Your output is the lines from the first one to the one containing "ctx.stroke();", repeated exactly, with images left out.

### Recorded information
- - - - -

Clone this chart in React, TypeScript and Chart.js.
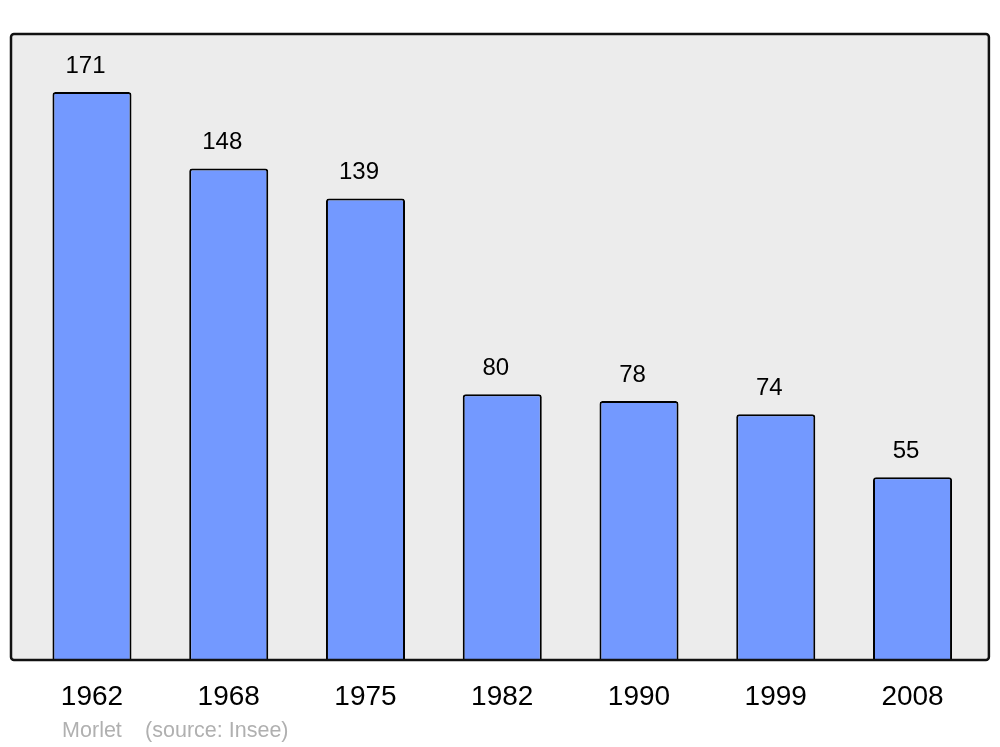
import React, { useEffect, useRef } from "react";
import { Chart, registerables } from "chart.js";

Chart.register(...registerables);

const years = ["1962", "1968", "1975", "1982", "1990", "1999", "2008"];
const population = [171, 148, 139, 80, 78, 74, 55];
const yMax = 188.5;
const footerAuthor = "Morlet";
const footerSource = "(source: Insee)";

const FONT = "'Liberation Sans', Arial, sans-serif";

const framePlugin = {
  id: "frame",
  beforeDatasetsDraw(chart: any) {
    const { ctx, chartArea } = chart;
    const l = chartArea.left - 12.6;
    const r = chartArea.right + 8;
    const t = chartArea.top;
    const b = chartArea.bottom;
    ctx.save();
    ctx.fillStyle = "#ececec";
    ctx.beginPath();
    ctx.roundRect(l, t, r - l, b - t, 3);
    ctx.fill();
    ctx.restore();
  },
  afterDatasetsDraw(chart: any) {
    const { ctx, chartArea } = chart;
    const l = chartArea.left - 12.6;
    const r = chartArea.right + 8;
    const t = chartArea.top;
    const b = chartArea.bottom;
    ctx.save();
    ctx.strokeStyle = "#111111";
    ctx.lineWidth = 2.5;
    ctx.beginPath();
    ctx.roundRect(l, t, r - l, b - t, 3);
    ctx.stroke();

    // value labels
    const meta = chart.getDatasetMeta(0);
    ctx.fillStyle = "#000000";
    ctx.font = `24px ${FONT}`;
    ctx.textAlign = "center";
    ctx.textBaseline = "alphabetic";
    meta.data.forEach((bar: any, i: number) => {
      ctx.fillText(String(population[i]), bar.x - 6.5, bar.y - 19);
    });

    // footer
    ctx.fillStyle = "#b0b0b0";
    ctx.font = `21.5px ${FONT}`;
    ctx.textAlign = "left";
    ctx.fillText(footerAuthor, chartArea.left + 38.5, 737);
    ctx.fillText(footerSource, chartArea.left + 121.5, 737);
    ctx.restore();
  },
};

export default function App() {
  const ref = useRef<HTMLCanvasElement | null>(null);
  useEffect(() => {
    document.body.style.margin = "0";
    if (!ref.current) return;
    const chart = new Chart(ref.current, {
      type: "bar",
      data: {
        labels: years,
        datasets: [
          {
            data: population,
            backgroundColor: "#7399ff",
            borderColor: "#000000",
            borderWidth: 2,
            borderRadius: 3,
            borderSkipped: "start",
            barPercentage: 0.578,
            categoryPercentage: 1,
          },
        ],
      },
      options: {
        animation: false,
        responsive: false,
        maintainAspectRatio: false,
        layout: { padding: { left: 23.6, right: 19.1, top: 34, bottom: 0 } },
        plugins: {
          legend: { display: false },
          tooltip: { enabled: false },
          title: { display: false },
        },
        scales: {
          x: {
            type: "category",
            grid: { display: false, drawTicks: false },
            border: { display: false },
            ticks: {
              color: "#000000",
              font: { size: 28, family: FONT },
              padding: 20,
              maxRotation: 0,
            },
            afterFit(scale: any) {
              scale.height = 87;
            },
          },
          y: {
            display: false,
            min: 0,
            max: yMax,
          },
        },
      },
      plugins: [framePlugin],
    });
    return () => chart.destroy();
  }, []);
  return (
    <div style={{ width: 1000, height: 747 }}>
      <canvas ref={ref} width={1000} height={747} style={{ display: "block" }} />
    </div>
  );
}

- - - - -

### Answer to this task
Clone this chart in React, TypeScript and Chart.js.
import React, { useEffect, useRef } from "react";
import { Chart, registerables } from "chart.js";

Chart.register(...registerables);

const years = ["1962", "1968", "1975", "1982", "1990", "1999", "2008"];
const population = [171, 148, 139, 80, 78, 74, 55];
const yMax = 188.5;
const footerAuthor = "Morlet";
const footerSource = "(source: Insee)";

const FONT = "'Liberation Sans', Arial, sans-serif";

const framePlugin = {
  id: "frame",
  beforeDatasetsDraw(chart: any) {
    const { ctx, chartArea } = chart;
    const l = chartArea.left - 12.6;
    const r = chartArea.right + 8;
    const t = chartArea.top;
    const b = chartArea.bottom;
    ctx.save();
    ctx.fillStyle = "#ececec";
    ctx.beginPath();
    ctx.roundRect(l, t, r - l, b - t, 3);
    ctx.fill();
    ctx.restore();
  },
  afterDatasetsDraw(chart: any) {
    const { ctx, chartArea } = chart;
    const l = chartArea.left - 12.6;
    const r = chartArea.right + 8;
    const t = chartArea.top;
    const b = chartArea.bottom;
    ctx.save();
    ctx.strokeStyle = "#111111";
    ctx.lineWidth = 2.5;
    ctx.beginPath();
    ctx.roundRect(l, t, r - l, b - t, 3);
    ctx.stroke();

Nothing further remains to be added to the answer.